The Dallara GP2/08 was an open-wheel formula racing car developed by Italian manufacturer Dallara for use in the GP2 Series, a feeder series for Formula One. The GP2/08 was the 2nd-generation car used by the GP2 Series, replacing the GP2/05, which had also been developed by Dallara. The GP2/08 was used from 2008 to 2010, in keeping with the series philosophy of introducing a chassis every 3 years. As the GP2 Series was a spec-formula, the car was utilised by all teams and drivers in the championship.

Development 
Planning and design of the car began in September 2006, with GP2 series Technical Director Didier Perrin laying down the initial design parameters, prior to handing over the detailed design work to Dallara, with it being decided relatively earlier that the partnerships from the first three years of GP2 would be continued until at least 2010, with a chassis by Dallara, Renault branded engine and gearbox by Mecachrome and tyres by Bridgestone.
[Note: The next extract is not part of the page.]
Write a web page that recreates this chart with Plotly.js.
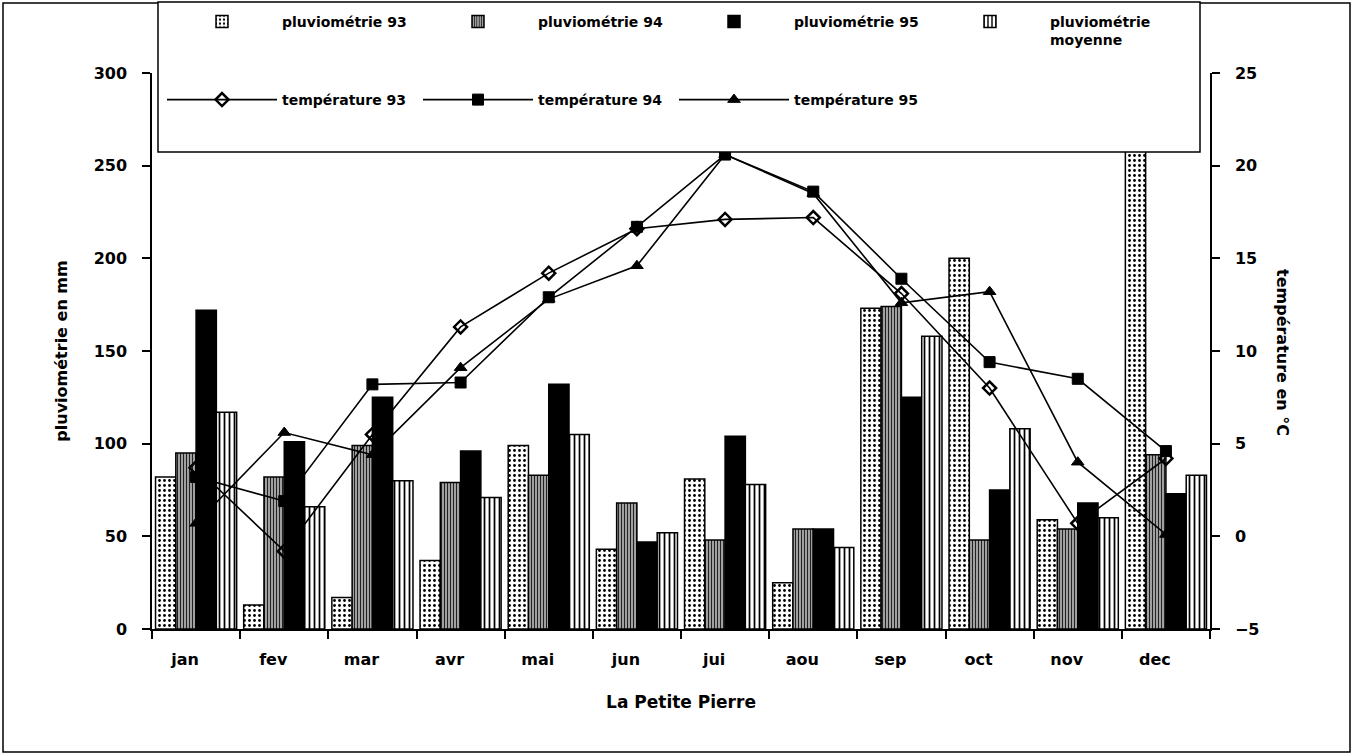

The car was also designed to be upgradable, with an upgrade kit to be issued each year, to keep up with changes in Formula 1.

The car featured a new and 'aggressively low' nose, alongside a single keel suspension and a sculpted front wing. The car had re-designed sidepods, the which were result of a new radiator and cooling set-up. The barge-boards are also noticeably different, being far larger and more sculpted than their predecessor. The rear end was also completely redesigned, with the contoured engine cover fitting over the Mecachrome-built V8 being far tighter than before, and while the rear of the sidepods featured both brand new cooling chimneys and a newer design of the 'shark gill' vents which appeared briefly in 2006. The rear point of the engine cover pulls down to a markedly different, and far neater, exhaust assembly, while the rear wing is a brand new development of that seen in 2007 The car also came with anti intrusion panels, and was designed to meet F1 crash test standards of the time, being the only non-F1 car to pass the 2007 Formula One Crash test.

The car had its initial shakedown at the Paul Ricard High Speed Test Track on 26 June 2007 by Nelson Piquet Jr., who was the runner-up in the previous season, completing 60 laps without any problems. The car was also launched on that day.